Okay, I’ll stop. I know it’s silly. One doesn’t go to an archbishop for rigorous or even clear thought. But it’s fun to pretend now and then.

God Moves In Mysterious Ways

Aug 30th, 2004 1:27 pm | By

I’m not one to laugh at the religiously afflicted (okay, that’s probably not true), and certainly not at people being seriously injured; and I know that this is probably terribly unsophisticated, but what’s god up to? She’s an omnipotent, omniscient being (apparently). You’d have thought she’d be able to handle a bit of grandstand seating. But it appears not. Hmmm. Which reminds me of the story of Widecombe parish church. October 21 1638, in the middle of an afternoon service, a lightning bolt lands smack bang in the middle of the church, killing or maiming half the congregation. Needless to say, the devil is the chief suspect. Isn’t it just always so…

And since I’m talking about religious lunacy, how about the fella who decided to apprehend the leader of the Olympic marathon in the middle of the race. Seemingly, it had something to do the first coming* of the son of god.

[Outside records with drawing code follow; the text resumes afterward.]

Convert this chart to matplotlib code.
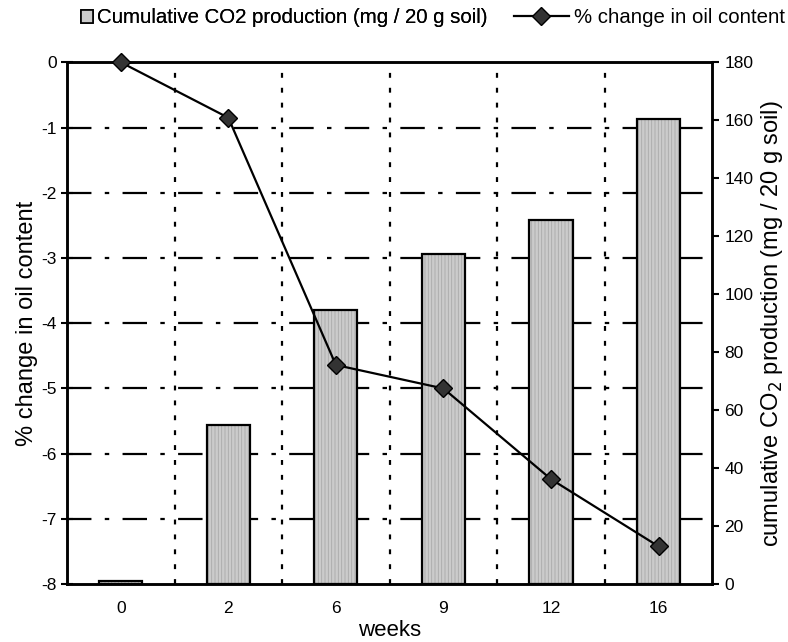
import numpy as np
import matplotlib
matplotlib.use("Agg")
import matplotlib.pyplot as plt
from matplotlib.patches import Patch
from matplotlib.lines import Line2D

plt.rcParams['font.family'] = ['Liberation Sans', 'DejaVu Sans']
plt.rcParams['hatch.linewidth'] = 0.6

# data
weeks = ['0', '2', '6', '9', '12', '16']
co2_cum = [1, 55, 94.5, 114, 125.5, 160.5]          # mg / 20 g soil (right axis)
oil_change = [0, -0.85, -4.64, -5.0, -6.39, -7.42]   # % change (left axis)
oil_ticks = [0, -1, -2, -3, -4, -5, -6, -7, -8]
co2_ticks = [0, 20, 40, 60, 80, 100, 120, 140, 160, 180]

x = np.arange(len(weeks))

fig, ax_co2 = plt.subplots(figsize=(7.88, 6.42), dpi=100)
fig.subplots_adjust(left=0.085, right=0.904, top=0.903, bottom=0.09)
ax_oil = ax_co2.twinx()

# swap sides: bars on the bottom axes with ticks on the right
ax_co2.yaxis.tick_right()
ax_co2.yaxis.set_label_position('right')
ax_oil.yaxis.tick_left()
ax_oil.yaxis.set_label_position('left')

ax_co2.set_xlim(-0.5, len(weeks) - 0.5)
ax_co2.set_ylim(0, 180)
ax_oil.set_ylim(-8, 0)

# grid behind bars
for v in oil_ticks[1:-1]:
    ax_co2.plot([-0.5, len(weeks) - 0.5], [v, v], transform=ax_oil.transData,
                color='black', lw=1.6, dashes=(11, 6, 2, 6), zorder=1)
for xv in x[:-1] + 0.5:
    ax_co2.axvline(xv, color='black', lw=1.6, dashes=(2.2, 4.5), zorder=1)

# bars: hatched fill then black outline
ax_co2.bar(x, co2_cum, width=0.4, color='#cbcbcb', edgecolor='#a9a9a9',
           hatch='|||||', linewidth=0, zorder=2)
ax_co2.bar(x, co2_cum, width=0.4, fill=False, edgecolor='black',
           linewidth=1.6, zorder=3)

ax_oil.plot(x, oil_change, color='black', lw=1.6, marker='D', markersize=9.5,
            markerfacecolor='#333333', markeredgecolor='black', zorder=5,
            clip_on=False)
ax_oil.patch.set_visible(False)

ax_co2.set_xticks(x)
ax_co2.set_xticklabels(weeks)
ax_co2.set_yticks(co2_ticks)
ax_oil.set_yticks(oil_ticks)
ax_oil.set_yticklabels([str(t) for t in oil_ticks])

for a in (ax_co2, ax_oil):
    a.tick_params(labelsize=12.5, width=1.5, length=5, color='black')
    for s in a.spines.values():
        s.set_linewidth(1.8)
ax_co2.tick_params(axis='x', length=0, pad=12)
ax_oil.tick_params(axis='y', direction='inout', length=8)
ax_co2.tick_params(axis='y', direction='out', length=5)

ax_oil.set_ylabel('% change in oil content', fontsize=17, labelpad=2)
ax_co2.set_ylabel('cumulative CO$_2$ production (mg / 20 g soil)', fontsize=17,
                  labelpad=4)
ax_co2.set_xlabel('weeks', fontsize=16, labelpad=3)

# legend: two pieces so the patch and the line get their own handle widths
leg1 = fig.legend([Patch(facecolor='#cbcbcb', edgecolor='black', linewidth=1.2)],
                  ['Cumulative CO2 production (mg / 20 g soil)'],
                  loc='center left', bbox_to_anchor=(0.103, 0.972),
                  frameon=False, fontsize=14.7, handlelength=0.6,
                  handleheight=0.6, handletextpad=0.2, borderpad=0,
                  borderaxespad=0)
leg2 = fig.legend([Line2D([], [], color='black', lw=1.6, marker='D',
                          markersize=9, markerfacecolor='#333333',
                          markeredgecolor='black')],
                  ['% change in oil content'],
                  loc='center left', bbox_to_anchor=(0.652, 0.972),
                  frameon=False, fontsize=14.7, handlelength=2.7,
                  handletextpad=0.25, borderpad=0, borderaxespad=0)
fig.add_artist(leg1)

plt.savefig('out.png', dpi=100)
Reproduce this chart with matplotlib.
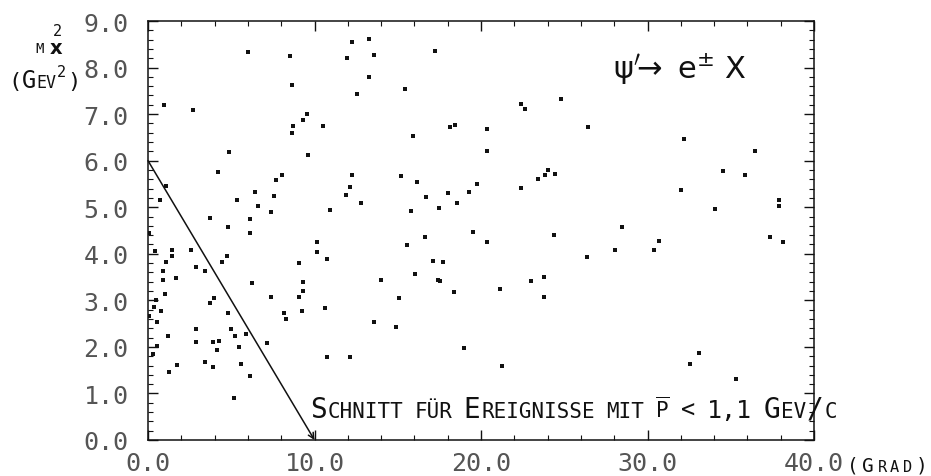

I can just imagine the thought process:

My lord and saviour is sending her only forgotten** son to atone for the sins of mankind (again).*** I know what, I’ll interfere with the Olympic marathon. That’ll please everybody.


* There appears to be some mistake on the notice thing he’s carrying. Something about a second coming… Did I miss the first one?

** That’s poetic license.

*** The atoning thing probably isn’t theologically sound. Sorry.